In the March 11 federal district court ruling, the court found that Hiers plausibly argued that the university violated his right to free speech, engaged in viewpoint discrimination, subjected him to unconstitutional conditions and attempted to compel his speech.
“Hiers expressed the kind of pure speech to which the First Amendment provides strong protection,” the final opinion stated.
Langhofer says Hiers is currently employed as a teacher, but not at the university level.
“Unfortunately, one of the real sad parts of this story is that Dr. Hiers was just getting started in his career and it’s very difficult to obtain these jobs,” Langhofer said. “Getting terminated at the beginning obviously makes that more difficult. So I think that’s one of the things that’s most disappointing. It’s pretty clear that public universities can’t fire professors just because they don’t endorse every message that’s communicated in the faculty lounge.”
“Today’s college students are going to be our future legislators, judges and voters,” Langhofer said. “The universities need to reinforce the fact that the First Amendment is important and needs to be protected and they should be showing that through their actions.”
The university agreed to settle Hiers’ free speech lawsuit after two years of litigation, to allow “the university to devote our attention and resources to our mission rather than to years of protracted court proceedings,” wrote Julie Elliott Payne, assistant vice president of communications, in the university’s statement emailed to First Amendment Watch.

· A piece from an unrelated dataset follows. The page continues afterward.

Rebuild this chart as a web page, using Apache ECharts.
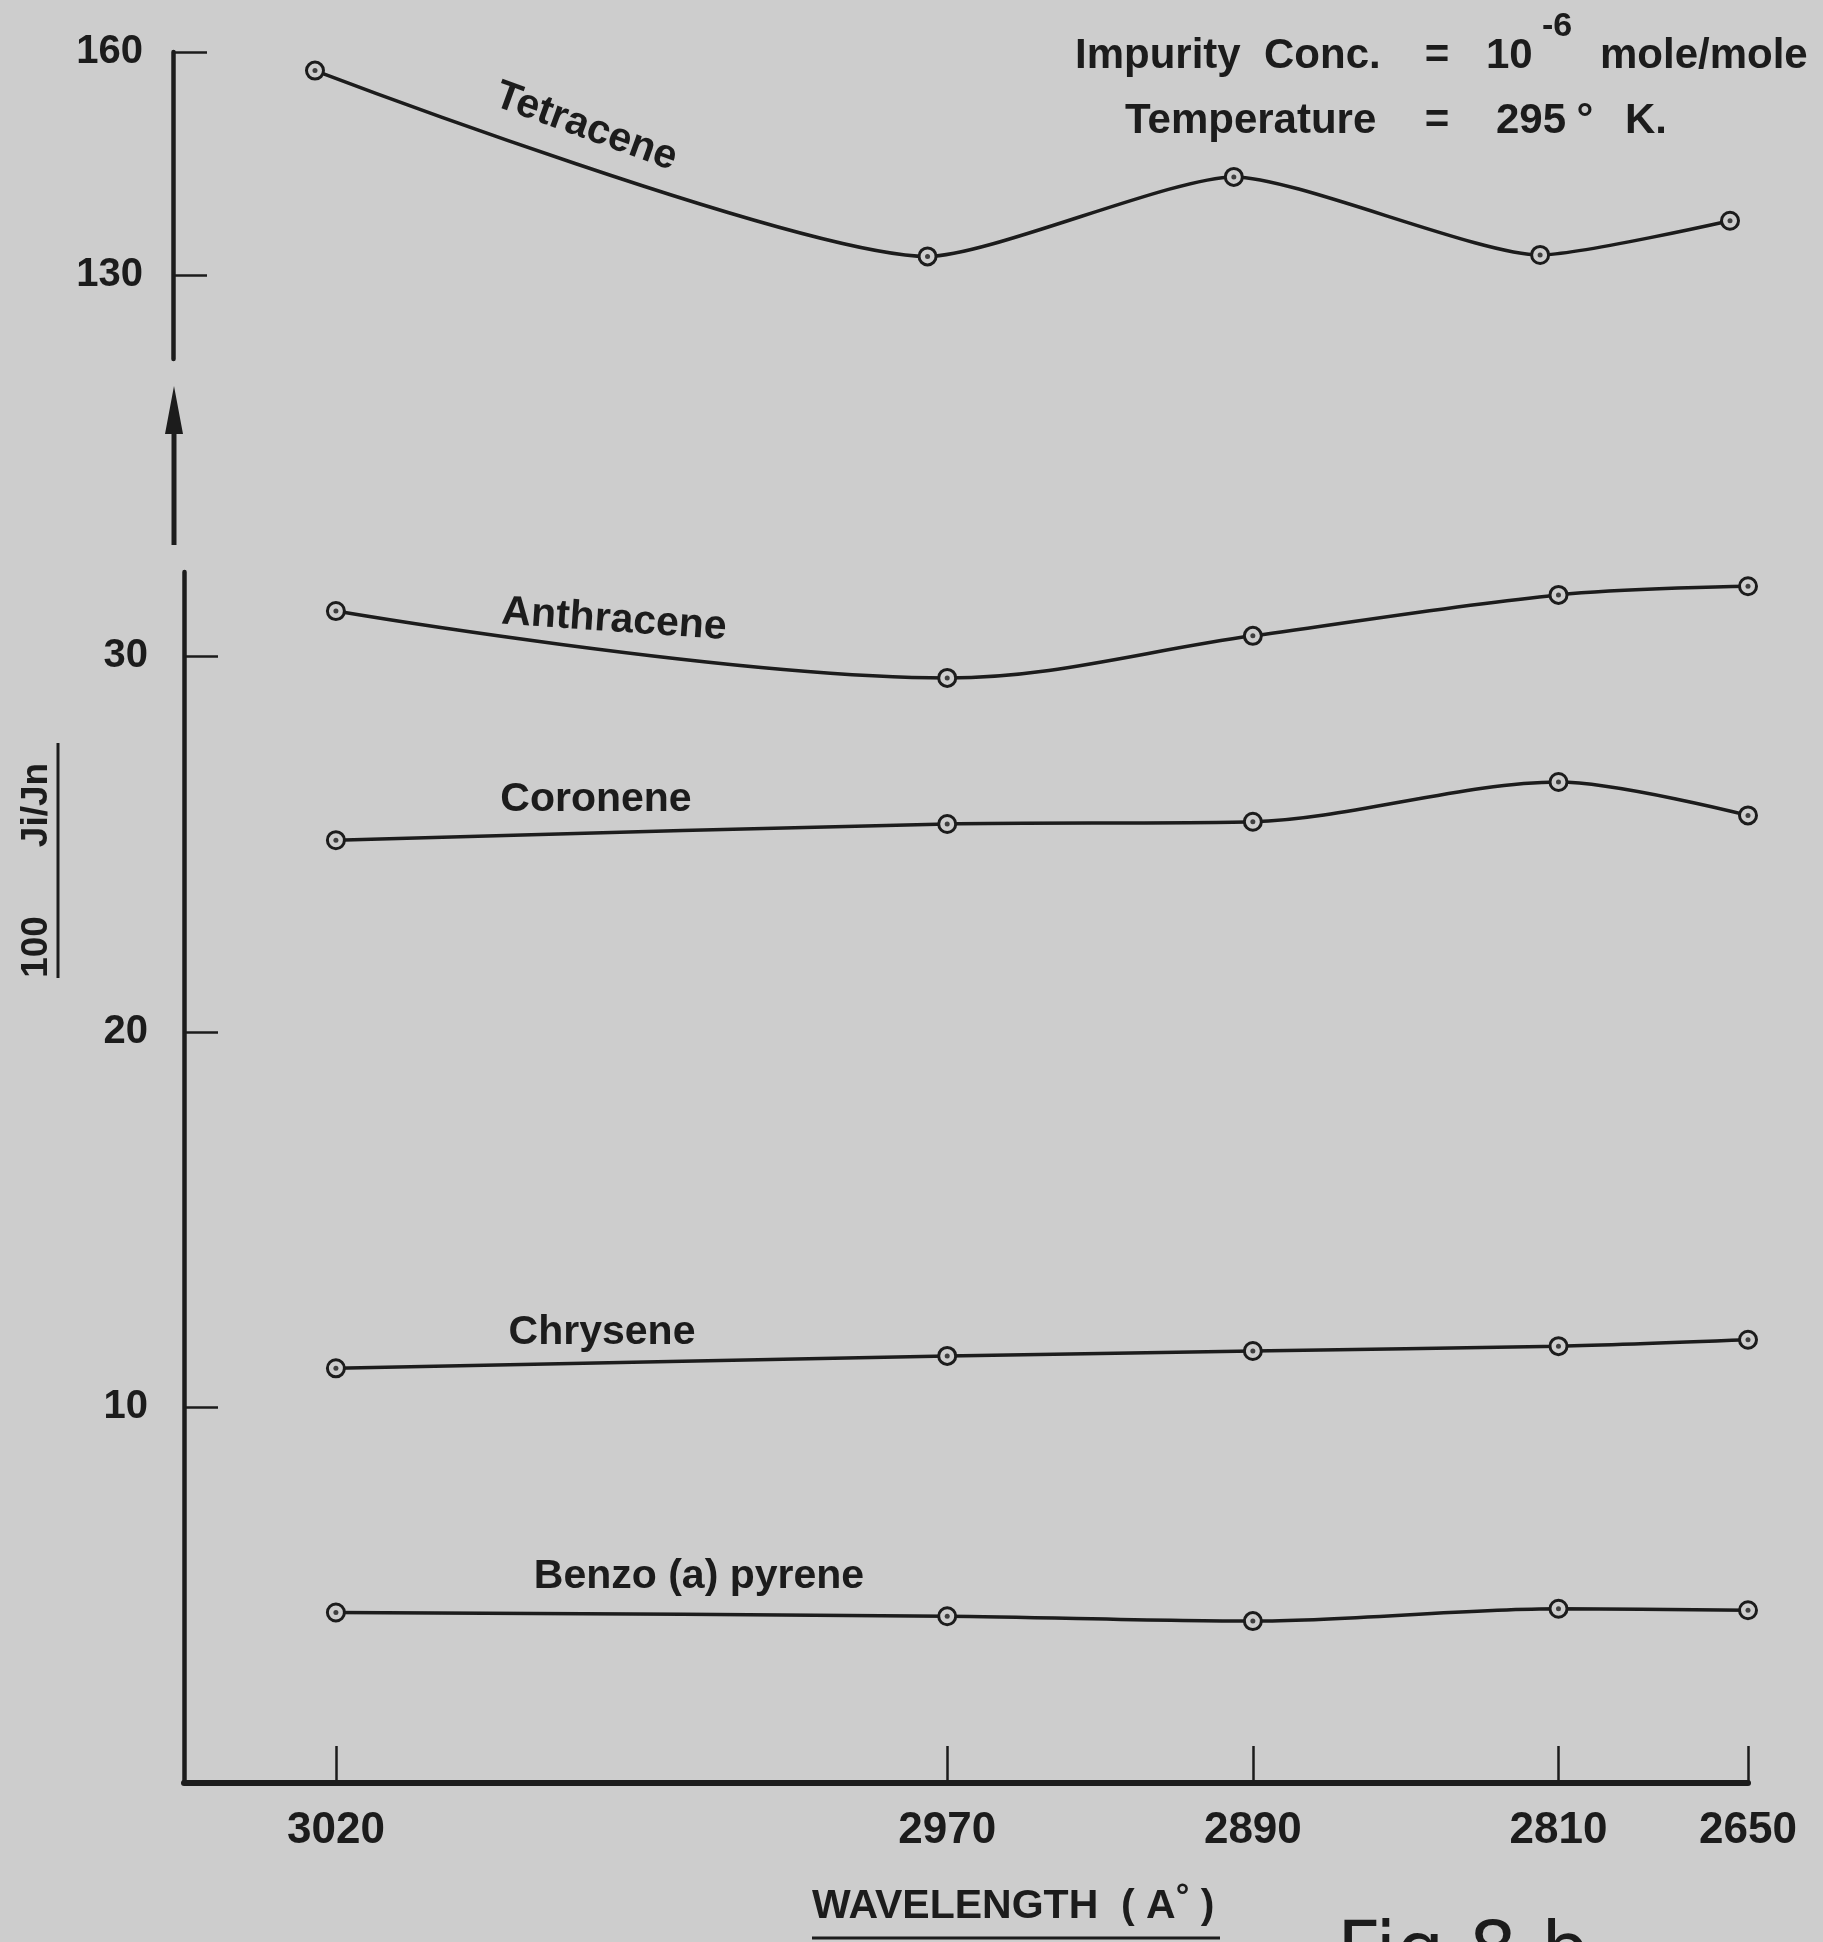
<!DOCTYPE html>
<html>
<head>
<meta charset="utf-8">
<script src="https://cdn.jsdelivr.net/npm/echarts@6/dist/echarts.min.js"></script>
<style>
html,body{margin:0;padding:0;background:#cdcdcd;}
#c{width:1823px;height:1942px;}
</style>
</head>
<body>
<div id="c"></div>
<script>
// ---- data ----
const xLabels = ['3020', '2970', '2890', '2810', '2650'];
const xPos = [0, 2, 3, 4, 4.62];            // drawn spacing of the wavelength ticks
const tetracene = [157.5, 132.5, 143.2, 132.7, 137.3];
const anthracene = [31.2, 29.42, 30.54, 31.63, 31.86];
const coronene = [25.1, 25.53, 25.59, 26.65, 25.76];
const chrysene = [11.04, 11.37, 11.5, 11.63, 11.8];
const benzopyrene = [4.54, 4.44, 4.31, 4.64, 4.6];
const upperTicks = [130, 160];
const lowerTicks = [10, 20, 30];

// ---- style ----
const BG = '#cdcdcd';
const INK = '#1c1c1c';
const FONT = "'Liberation Sans', Arial, sans-serif";

const chart = echarts.init(document.getElementById('c'), null, {renderer: 'canvas'});

function pts(vals) { return vals.map((v, i) => [xPos[i], v]); }
function lineSeries(name, vals, gi, smooth) {
  return [{
    name: name, type: 'line', xAxisIndex: gi, yAxisIndex: gi,
    data: pts(vals), smooth: smooth, symbol: 'circle', symbolSize: 17,
    itemStyle: {color: BG, borderColor: INK, borderWidth: 3},
    lineStyle: {color: INK, width: 3.5}, z: 3
  }, {
    name: name + '_dot', type: 'scatter', xAxisIndex: gi, yAxisIndex: gi,
    data: pts(vals), symbol: 'circle', symbolSize: 5,
    itemStyle: {color: INK}, z: 5, silent: true
  }];
}
function xLabelFmt(v) {
  const i = xPos.findIndex(p => Math.abs(p - v) < 1e-6);
  return i >= 0 ? xLabels[i] : '';
}
function txt(text, x, y, size, opts) {
  opts = opts || {};
  return {
    type: 'text', x: x, y: y, rotation: opts.rot || 0, z: 10,
    style: {
      text: text, fontSize: size, fontWeight: opts.weight || 'bold', fontFamily: opts.family || FONT,
      fill: INK, align: opts.align || 'left', verticalAlign: 'middle'
    }
  };
}

const yLabelBase = {color: INK, fontSize: 40, fontWeight: 'bold', fontFamily: FONT};

const option = {
  backgroundColor: BG,
  animation: false,
  grid: [
    {left: 173, top: 52, width: 1557, height: 307},
    {left: 184, top: 572, width: 1564, height: 1211}
  ],
  xAxis: [
    {gridIndex: 0, type: 'value', min: -0.4636, max: 4.62, show: false},
    {gridIndex: 1, type: 'value', min: -0.497, max: 4.62,
      axisLine: {show: true, onZero: false, lineStyle: {color: INK, width: 6}},
      axisTick: {show: true, inside: true, length: 37, customValues: xPos, lineStyle: {color: INK, width: 2.5}},
      axisLabel: {show: true, customValues: xPos, formatter: xLabelFmt, margin: 26,
        color: INK, fontSize: 44, fontWeight: 'bold', fontFamily: FONT},
      splitLine: {show: false}}
  ],
  yAxis: [
    {gridIndex: 0, type: 'value', min: 118.7, max: 160,
      axisLine: {show: true, onZero: false, lineStyle: {color: INK, width: 4.5}},
      axisTick: {show: true, inside: true, length: 34, customValues: upperTicks, lineStyle: {color: INK, width: 2.5}},
      axisLabel: Object.assign({customValues: upperTicks, margin: 30}, yLabelBase),
      splitLine: {show: false}},
    {gridIndex: 1, type: 'value', min: 0, max: 32.24,
      axisLine: {show: true, onZero: false, lineStyle: {color: INK, width: 4.5}},
      axisTick: {show: true, inside: true, length: 34, customValues: lowerTicks, lineStyle: {color: INK, width: 2.5}},
      axisLabel: Object.assign({customValues: lowerTicks, margin: 36}, yLabelBase),
      splitLine: {show: false}}
  ],
  series: [].concat(
    lineSeries('Tetracene', tetracene, 0, 0.2),
    lineSeries('Anthracene', anthracene, 1, 0.35),
    lineSeries('Coronene', coronene, 1, 0.3),
    lineSeries('Chrysene', chrysene, 1, 0.3),
    lineSeries('Benzo (a) pyrene', benzopyrene, 1, 0.3)
  ),
  graphic: [
    // axis-break arrow
    {type: 'line', shape: {x1: 174, y1: 545, x2: 174, y2: 420}, style: {stroke: INK, lineWidth: 5}, z: 10},
    {type: 'polygon', shape: {points: [[174, 386], [165, 434], [183, 434]]}, style: {fill: INK}, z: 10},
    // curve names
    txt('Tetracene', 586, 127, 41, {align: 'center', rot: -20 * Math.PI / 180}),
    txt('Anthracene', 614, 620, 41, {align: 'center', rot: -4 * Math.PI / 180}),
    txt('Coronene', 596, 800, 41, {align: 'center'}),
    txt('Chrysene', 602, 1333, 41, {align: 'center'}),
    txt('Benzo (a) pyrene', 699, 1577, 41, {align: 'center'}),
    // annotation
    txt('Impurity  Conc.', 1075, 56, 42),
    txt('=', 1437, 56, 42, {align: 'center'}),
    txt('10', 1486, 56, 42),
    txt('-6', 1542, 27, 34),
    txt('mole/mole', 1600, 56, 42),
    txt('Temperature', 1125, 121, 42),
    txt('=', 1437, 121, 42, {align: 'center'}),
    txt('295', 1496, 121, 42),
    txt('°', 1585, 121, 42, {align: 'center'}),
    txt('K.', 1625, 121, 42),
    // y axis title
    txt('100', 37, 947, 37, {align: 'center', rot: Math.PI / 2}),
    txt('Ji/Jn', 37, 805, 37, {align: 'center', rot: Math.PI / 2}),
    {type: 'line', shape: {x1: 58, y1: 743, x2: 58, y2: 978}, style: {stroke: INK, lineWidth: 3}, z: 10},
    // x axis title
    {type: 'text', x: 812, y: 1907, z: 10, style: {
      text: 'WAVELENGTH  ( A{s|°} )', fontSize: 41, fontWeight: 'bold', fontFamily: FONT, fill: INK,
      align: 'left', verticalAlign: 'middle',
      rich: {s: {fontSize: 34, fontWeight: 'bold', fontFamily: FONT, fill: INK, verticalAlign: 'top', padding: [0, 0, 18, 0]}}
    }},
    {type: 'line', shape: {x1: 812, y1: 1938, x2: 1220, y2: 1938}, style: {stroke: INK, lineWidth: 3}, z: 10},
    txt('Fig.8 b', 1337, 1956, 76, {weight: 'normal', family: "'DejaVu Sans', sans-serif"})
  ]
};
chart.setOption(option);
</script>
</body>
</html>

“As a university that prepares its students for success in a global economy, it is vitally important that our faculty understand perspectives and experiences different from their own,” the statement said. “Our settlement allows the university to return our focus where it belongs with the students who have chosen to invest their resources in pursuing an excellent education as part of our UNT family. We remain steadfast in our commitment to our faculty members’ rights to free expression and to our students’ rights to an inclusive, nondiscriminatory educational environment, and we are fully committed to ensuring that both can – and will – coexist at the University of North Texas.”
Langhofer believes the settlement was a win for freedom of speech on college campuses, and can act as a hopeful model in future cases.
“I hope it sends a message to UNT but also to all universities that free speech is important and that universities are the marketplace of ideas, not an assembly line for one type of thought,” he said.